Copper, Zn, Fe, Mn and Cd contents in whole soft bodies of 340 specimens of a Pacific oyster Crassosrrea gigas were determined individually to make clear their statistical characteristics, such as frequency distribution patterns, their relating statistics, correlations and regressions among biological parameters and heavy metal contents, high-concentrators in the range of high dispersion and their definition,
etc.
The histograms for the five metals were asymmetrical patterns with positive skewness, and those of Fe and Mn indicated much higher dispersion than those of Cu, Zn and Cd.

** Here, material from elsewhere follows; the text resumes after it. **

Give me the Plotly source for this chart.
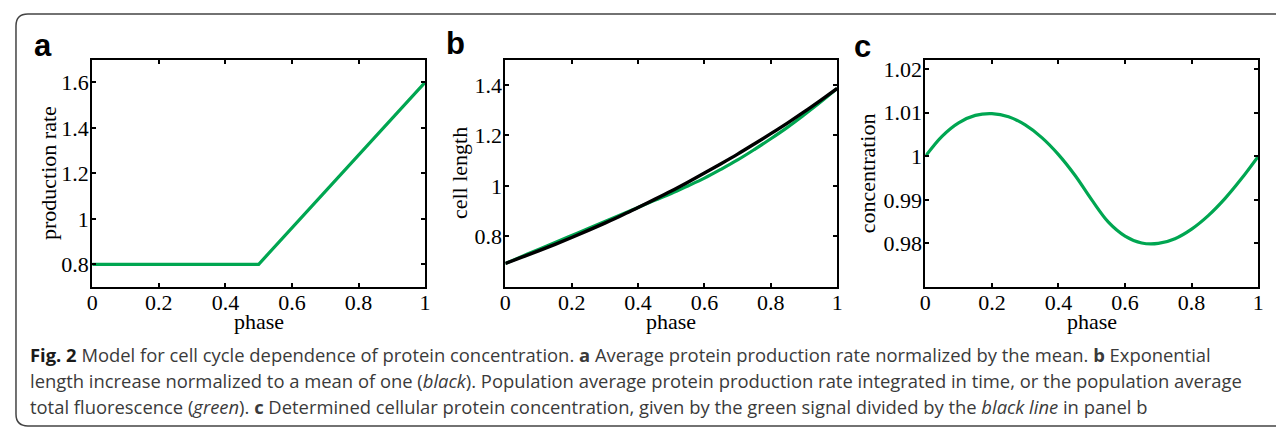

The histogram for Mn fitted most adequately to logarithmic normal distribution compared to those of the other four metals.
Simple arithmetic and geometric means (SAM and SGM), modes (Mo) and medians (Me) were arranged as follows: SAM>Me>SGM>Mo for Cu, Mn and Cd; SAM>Me>Mo>SGM for Zn; and SAM>SGM>Me>Mo for Fe.
The extremes of the contents ranged from 96.2 to 1270 for Cu, 78.1 to 1070 for Zn, 15.8 to 732 for Fe containing the two extremely high values, 0.56 to 16.6 for Mn, and 0.056 to 0.799 for Cd (ppm on a fresh wt basis). The ratios (max./mint.) were as follows: Fe (46.27)>Mn (24.64)>Cd (14.27)>Zn (13.70)>Cu (13.20).
The individuals with the high metal contents beyond μ+3σ of the first normal distribution separated on normal probability diagrams were termed as the high-concentrators and their ap-pearance numbers and rates were 2 and 0.59% for Cu, 3 and 0.88% for Zn, 12 and 3.53% for Fe, 17 and 5.00% for Mn and 3 individuals and 0.88% for Cd. These high-concentrators appeared independently irrespective of heavy metal species except the combination of Cu/Zn.